Bite Me are from Australia, joining a list of restaurants that have made the jump across from the Southern Hemisphere as long as... actually, now I come to think of it, are there any? Is Bill's Australian? If it is, I'm not surprised you don't hear many Aussies bragging about it; my friend once had a lunch at Bill's in Richmond so bad she left in tears. So if there's no great tradition of Australian restaurant concepts expanding to the UK, it's a brave soul indeed - in this case chef Adam Rawson - who would attempt such a coals-to-Newcastle move as starting up a burger chain. We are, as even the most oblivious must have noticed by now, sort of "OK for burgers" as a city.
For Bite Me to even get noticed at all, then, they'd have to be something pretty special. Surprisingly - and I genuinely was surprised - the burgers themselves, slider-size little things, pretty as a picture and sold in sets of 3, 4 or 12, have immediately found a space in my top 5 burgers in the city. They're great. Unfortunately for Bite Me, sharing a space with Cha Chaan Teng means not only that they're served in a room with as much charm and sophistication as a branch of Foxtons, but that they're also at the whim of CCT's seating policy. Those spacious, leather-backed booths at the sides? Not for you, my friend - you'll be seated on a ricketty plastic table for two in the middle of the room, while all the good tables remain resolutely empty for the duration of your meal.
But enough moaning about seating arrangements; Bite Me do takeout anyway, and Lincoln's Inn Field is just around the corner. No, what's really important are the burgers, and it turns out that Adam Rawson, along with MeatLiquor, and Bleecker, and Burgerac, and perhaps only a handful of other people in the country, knows exactly what makes a good burger and exactly how to transfer that knowledge into a cracking end product. The beef, aged and fluffy of texture (I'm guessing from never being frozen) brings to mind Nathan Mills' work for Bleecker, which of course is about as big a compliment as you can pay to, well, mince. The short list of varietals - one with bacon, one with shredded lettuce and a "Big Mac"-style sauce - is exquisitely well-chosen and tastefully done; I'll even allow them a "Hawaiian" option with pineapple in because even this was pleasant and oddly comforting rather than deliberately quirky for the sake of quirk. And even a lamb burger, spiked with blue cheese and jalapeno, boasted powerfully fresh products and satisfied on every level.
Chips were skin-on, which is faintly annoying, but had a good crunch and were well seasoned (Himalayan salt, apparently, if you think that makes a difference).
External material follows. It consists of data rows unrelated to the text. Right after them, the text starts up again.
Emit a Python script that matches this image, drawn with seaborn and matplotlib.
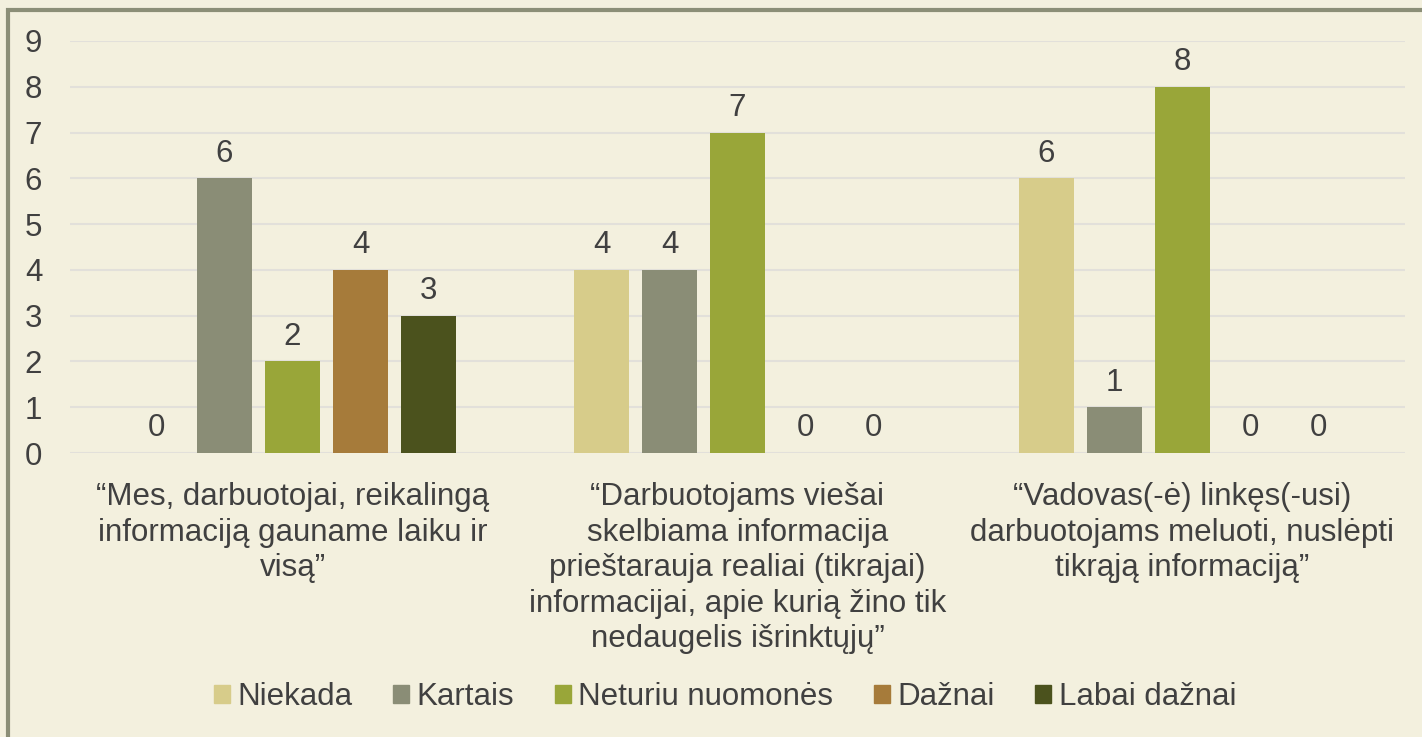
import pandas as pd
import matplotlib.pyplot as plt
import matplotlib.patches as patches
import seaborn as sns

# Chart data
categories = ["“Mes, darbuotojai, reikalingą\ninformaciją gauname laiku ir\nvisą”",
              "“Darbuotojams viešai\nskelbiama informacija\nprieštarauja realiai (tikrajai)\ninformacijai, apie kurią žino tik\nnedaugelis išrinktųjų”",
              "“Vadovas(-ė) linkęs(-usi)\ndarbuotojams meluoti, nuslėpti\ntikrąją informaciją”"]
series_names = ['Niekada', 'Kartais', 'Neturiu nuomonės', 'Dažnai', 'Labai dažnai']
niekada = [0, 4, 6]
kartais = [6, 4, 1]
neturiu = [2, 7, 8]
daznai = [4, 0, 0]
labai_daznai = [3, 0, 0]
yticks = [0, 1, 2, 3, 4, 5, 6, 7, 8, 9]

colors = ['#D7CC8A', '#8A8D76', '#99A639', '#A67B3A', '#4B521D']
bg = '#F3F0DE'
text_col = '#404040'
fs = 22.5

# Long-form table for seaborn
rows = []
for name, vals in zip(series_names, [niekada, kartais, neturiu, daznai, labai_daznai]):
    for cat, v in zip(categories, vals):
        rows.append({'cat': cat, 'series': name, 'value': v})
df = pd.DataFrame(rows)

sns.set_style('white')
plt.rcParams['font.family'] = ['Liberation Sans', 'DejaVu Sans']

fig = plt.figure(figsize=(14.22, 7.37), dpi=100, facecolor=bg)
ax = fig.add_axes([0.0492, 0.3853, 0.9388, 0.5591])
ax.set_facecolor(bg)

sns.barplot(data=df, x='cat', y='value', hue='series', hue_order=series_names,
            order=categories, palette=colors, saturation=1, width=0.764, gap=0.2,
            linewidth=0, ax=ax, legend=False)

# Value labels
for cont in ax.containers:
    ax.bar_label(cont, fmt='%d', padding=7, fontsize=fs, color=text_col)

ax.set_ylim(0, 9)
ax.set_xlim(-0.5, 2.5)
ax.set_yticks(yticks)
ax.yaxis.grid(True, color='#E2E0DA', linewidth=1.5)
ax.set_axisbelow(True)
for s in ax.spines.values():
    s.set_visible(False)
ax.tick_params(axis='y', length=0, pad=20, labelsize=fs, labelcolor=text_col)
ax.tick_params(axis='x', length=0, pad=21, labelsize=fs, labelcolor=text_col)
for lbl in ax.get_xticklabels():
    lbl.set_linespacing(1.24)
ax.set_xlabel('')
ax.set_ylabel('')

# Legend
handles = [patches.Patch(color=c, label=n) for c, n in zip(colors, series_names)]
fig.legend(handles=handles, loc='center', bbox_to_anchor=(0.51, 0.054), ncol=5,
           frameon=False, fontsize=fs, handlelength=0.5, handleheight=0.5,
           handletextpad=0.25, columnspacing=1.3, labelcolor=text_col)

# Outer frame
frame = patches.Rectangle((8 / 1422, -0.02), 1.1, 1.02 - 10 / 737,
                          transform=fig.transFigure, fill=False,
                          edgecolor='#8B8E77', linewidth=3, clip_on=False)
fig.patches.append(frame)

plt.savefig('out.png', dpi=100, facecolor=bg)
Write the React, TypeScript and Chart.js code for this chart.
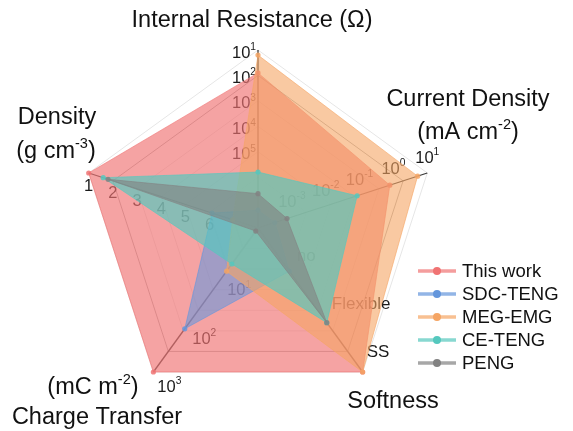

And I didn't try the chicken burger, or duck and truffle, or even a milkshake but I very strongly suspect these are all as superbly well-researched and expertly-executed as everything else I did try. As I say, this is an operation that knows what it's doing.
So, who knew a brand-new burger concept, from Australia of all places, would have the power to rise to the top of the burger tree in 2017? The only dark cloud on the horizon is that with it being so close to work, and so eminently suitable for takeout, my burger consumption could end up even further off the scale than it already is. Perhaps I could ask them to limit their sales to me, like the arrangements problem gamblers make with Casinos. One set of four a month, that should be my limit. Or maybe 3 every week? Come on, I can take it. I can stop any time I like.
8/10
Bite Me are in 50% off soft-launch mode at the moment, hence the tiny bill.